Funding Rate Behavior
- Do funding rates stay within normal ranges, or does lopsided positioning create chronic funding costs?
- How does funding behave around major macro events?
Correlation Trades
- Do participants actually use the product for BTC/SPX or ETH/SPX relative value trades?
- Does trading behavior reveal new strategies that the DeFi community develops around the product?
Follow-on Licensing
- Does the S&P 500 license encourage other index providers to explore DeFi listings?
- Do Nasdaq, Russell, or international index providers follow suit?
Institutional Activity
- Are there signs of sophisticated macro traders using the product?
- Does open interest size suggest professional participation beyond retail?
The Sentence That Shouldn’t Be Possible
There’s a useful way to calibrate how significant this moment is: try explaining it to someone in 2017.
“In 2025, you’ll be able to open a non-custodial crypto wallet, connect to a decentralized exchange, and trade a licensed S&P 500 perpetual futures contract with 50x leverage — no broker, no KYC, no market hours, settling on-chain.”
The 2017 response would involve confusion, skepticism, and likely dismissal.
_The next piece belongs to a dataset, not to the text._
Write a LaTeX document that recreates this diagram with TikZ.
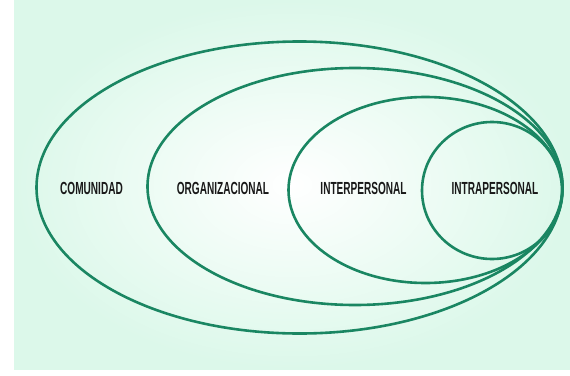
\documentclass[tikz,border=0pt]{standalone}
\usepackage{fontspec}
\newfontfamily\labfont{Liberation Sans}[FakeStretch=0.575]
\definecolor{ring}{RGB}{26,134,98}
\definecolor{mint}{RGB}{220,248,234}
\definecolor{ink}{RGB}{25,25,25}
\tikzset{
  ringline/.style={draw=ring, line width=2.6pt},
  lab/.style={font=\labfont\bfseries\fontsize{17.5}{19}\selectfont, text=ink, inner sep=0pt}
}
\begin{document}
\begin{tikzpicture}[x=1pt,y=-1pt]
\useasboundingbox (0,0) rectangle (570,375);
\shade[inner color=white, outer color=mint] (14,0) rectangle (570,369);
\draw[ringline] (299.5,187.5) ellipse [x radius=263, y radius=146];
\draw[ringline] (355,186.5) ellipse [x radius=207.5, y radius=118.5];
\draw[ringline] (425.5,190) ellipse [x radius=137, y radius=93];
\draw[ringline] (492,190.5) ellipse [x radius=70, y radius=68.5];
\node[lab] (comunidad) at (91.5,188) {COMUNIDAD};
\node[lab] (organizacional) at (223,188) {ORGANIZACIONAL};
\node[lab] (interpersonal) at (363.5,188) {INTERPERSONAL};
\node[lab] (intrapersonal) at (495,188) {INTRAPERSONAL};
\end{tikzpicture}
\end{document}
The infrastructure didn’t exist. The regulatory relationships didn’t exist. The liquidity didn’t exist. The oracle technology didn’t exist. The licensed products didn’t exist.
All of that now exists. Not as a prototype. Not as a testnet experiment. As a live product on a live exchange processing real capital from real traders.
The S&P 500 entering DeFi isn’t just about one new trading pair. It’s proof that the infrastructure the altcoin ecosystem has spent a decade building is mature enough to host the most recognized financial benchmark on the planet.
That’s not a small thing. That’s the DeFi ecosystem graduating from a market for altcoin speculation into something that can credibly claim to be a universal venue for global financial exposure — traditional and digital, equity and altcoin, macro and micro, all under self-custody on a transparent, permissionless blockchain.
The convergence thesis just got its most compelling proof point yet.